The film was entered into the 25th Moscow International Film Festival.[5]
The film received mixed reviews and has a 44% approval rating on Rotten Tomatoes from 90 reviews. The website's critics consensus states, "I'll Sleep When I'm Dead's spare performances and slick style are undermined by a lack of cohesive story, yielding a neatly packaged noir with little substance beneath its polished surface."[6] However, Roger Ebert gave the film three-and-a-half out of four stars, writing that "there is a tangible pleasure in following enigmatic characters through the shadows of their lives; deprived for a time of plot, given characters who are not clearly labeled and assigned moral categories, we're allowed to make judgments based on their manner and speech."[7] In the New York Observer, Andrew Sarris wrote, "Does the film work? All I know is that it stays in my mind for its ambitiously autumnal essence, but it may not be everyone's cup of tea."[8] According to Owen Gleiberman, "Hodges...still knows how to unspool a mystery with a hypnotic pace of sadistic intrigue."[9]

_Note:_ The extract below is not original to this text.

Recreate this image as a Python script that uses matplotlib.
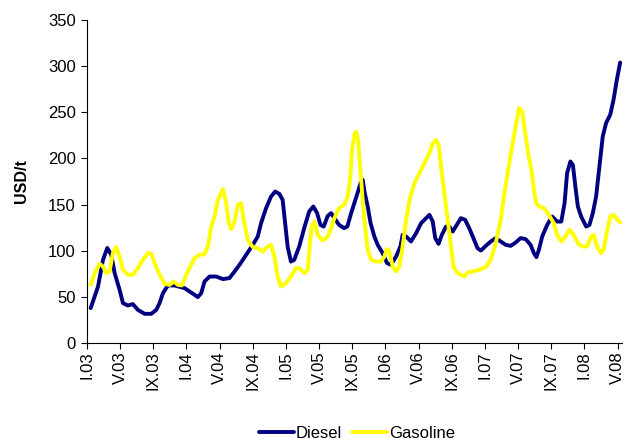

Ty Burr of the Boston Globe reviewed the film negatively, writing that it "feels undernourished in plot, characterization, and dialogue, and what should play with minimalist high tension is allowed to sag lower and lower until it simply grounds out. The result is a revenge thriller that's too taken with its own ambience to actually thrill".[10]
The film was released on 16 June 2004 and grossed $13,415 in the opening weekend. It went on to gross $360,759 domestically and $130,205 in the foreign markets for a worldwide total of $490,964.[4]